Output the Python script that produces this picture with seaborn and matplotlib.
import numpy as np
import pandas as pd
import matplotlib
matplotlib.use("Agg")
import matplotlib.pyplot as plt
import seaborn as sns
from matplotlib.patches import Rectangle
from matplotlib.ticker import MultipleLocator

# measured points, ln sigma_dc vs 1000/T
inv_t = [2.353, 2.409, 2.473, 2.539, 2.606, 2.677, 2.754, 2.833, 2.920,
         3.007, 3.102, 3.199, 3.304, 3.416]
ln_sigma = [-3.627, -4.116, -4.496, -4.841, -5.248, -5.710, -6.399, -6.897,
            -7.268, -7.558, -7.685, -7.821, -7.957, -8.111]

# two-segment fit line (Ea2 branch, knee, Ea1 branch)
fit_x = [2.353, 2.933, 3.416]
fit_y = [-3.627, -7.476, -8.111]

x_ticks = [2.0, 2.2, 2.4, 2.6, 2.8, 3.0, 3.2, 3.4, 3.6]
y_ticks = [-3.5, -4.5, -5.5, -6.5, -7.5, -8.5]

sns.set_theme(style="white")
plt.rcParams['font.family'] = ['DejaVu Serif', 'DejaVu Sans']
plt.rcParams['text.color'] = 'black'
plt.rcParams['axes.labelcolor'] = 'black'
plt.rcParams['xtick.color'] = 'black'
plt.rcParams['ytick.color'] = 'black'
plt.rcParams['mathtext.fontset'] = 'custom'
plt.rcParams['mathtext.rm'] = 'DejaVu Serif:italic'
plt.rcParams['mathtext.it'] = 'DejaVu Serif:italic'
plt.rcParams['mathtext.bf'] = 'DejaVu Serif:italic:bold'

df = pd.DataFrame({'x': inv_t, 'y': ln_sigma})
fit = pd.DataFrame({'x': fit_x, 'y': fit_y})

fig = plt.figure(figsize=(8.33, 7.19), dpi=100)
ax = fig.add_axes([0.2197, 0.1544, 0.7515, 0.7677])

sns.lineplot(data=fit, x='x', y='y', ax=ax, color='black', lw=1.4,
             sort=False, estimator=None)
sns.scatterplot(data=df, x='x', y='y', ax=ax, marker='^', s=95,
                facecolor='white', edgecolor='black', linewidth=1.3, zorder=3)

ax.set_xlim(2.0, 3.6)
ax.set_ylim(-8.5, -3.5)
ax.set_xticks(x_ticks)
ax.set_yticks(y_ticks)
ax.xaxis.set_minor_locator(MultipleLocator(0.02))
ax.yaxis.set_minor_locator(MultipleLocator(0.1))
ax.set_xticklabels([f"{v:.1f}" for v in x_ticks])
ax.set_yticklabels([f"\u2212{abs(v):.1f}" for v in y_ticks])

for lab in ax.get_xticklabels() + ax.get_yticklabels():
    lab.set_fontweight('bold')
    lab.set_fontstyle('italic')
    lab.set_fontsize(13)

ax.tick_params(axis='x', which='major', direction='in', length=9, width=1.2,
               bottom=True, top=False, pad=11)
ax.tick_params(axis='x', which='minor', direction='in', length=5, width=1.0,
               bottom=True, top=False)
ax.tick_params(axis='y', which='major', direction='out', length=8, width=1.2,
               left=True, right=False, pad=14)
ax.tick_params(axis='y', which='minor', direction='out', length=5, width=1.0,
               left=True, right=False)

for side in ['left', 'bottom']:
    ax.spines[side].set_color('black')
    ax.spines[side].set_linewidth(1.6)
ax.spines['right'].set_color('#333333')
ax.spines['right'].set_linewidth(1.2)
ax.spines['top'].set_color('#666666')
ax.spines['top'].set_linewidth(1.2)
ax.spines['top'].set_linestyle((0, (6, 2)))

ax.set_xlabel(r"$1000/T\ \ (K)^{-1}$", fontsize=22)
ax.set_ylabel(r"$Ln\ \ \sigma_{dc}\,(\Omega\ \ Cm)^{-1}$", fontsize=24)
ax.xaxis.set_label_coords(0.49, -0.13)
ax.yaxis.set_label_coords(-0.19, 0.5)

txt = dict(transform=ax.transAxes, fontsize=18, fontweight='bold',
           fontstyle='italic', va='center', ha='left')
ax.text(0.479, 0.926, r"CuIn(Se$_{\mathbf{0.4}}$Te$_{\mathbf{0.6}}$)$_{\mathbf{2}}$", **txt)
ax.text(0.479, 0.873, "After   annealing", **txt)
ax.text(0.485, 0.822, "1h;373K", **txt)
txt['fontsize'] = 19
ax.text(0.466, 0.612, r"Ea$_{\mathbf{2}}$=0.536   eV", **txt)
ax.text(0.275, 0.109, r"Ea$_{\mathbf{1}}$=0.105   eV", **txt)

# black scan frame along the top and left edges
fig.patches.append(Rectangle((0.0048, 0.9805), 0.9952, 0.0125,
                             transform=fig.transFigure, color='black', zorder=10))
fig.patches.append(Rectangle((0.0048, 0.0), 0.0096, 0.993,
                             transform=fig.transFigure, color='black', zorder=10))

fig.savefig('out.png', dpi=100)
------------------------------
EXERCISE DIRECTIONS:
From the material above, copy each line that includes the word "matplotlib".

COMPLETE ANSWER:
Output the Python script that produces this picture with seaborn and matplotlib.
import matplotlib
matplotlib.use("Agg")
import matplotlib.pyplot as plt
from matplotlib.patches import Rectangle
from matplotlib.ticker import MultipleLocator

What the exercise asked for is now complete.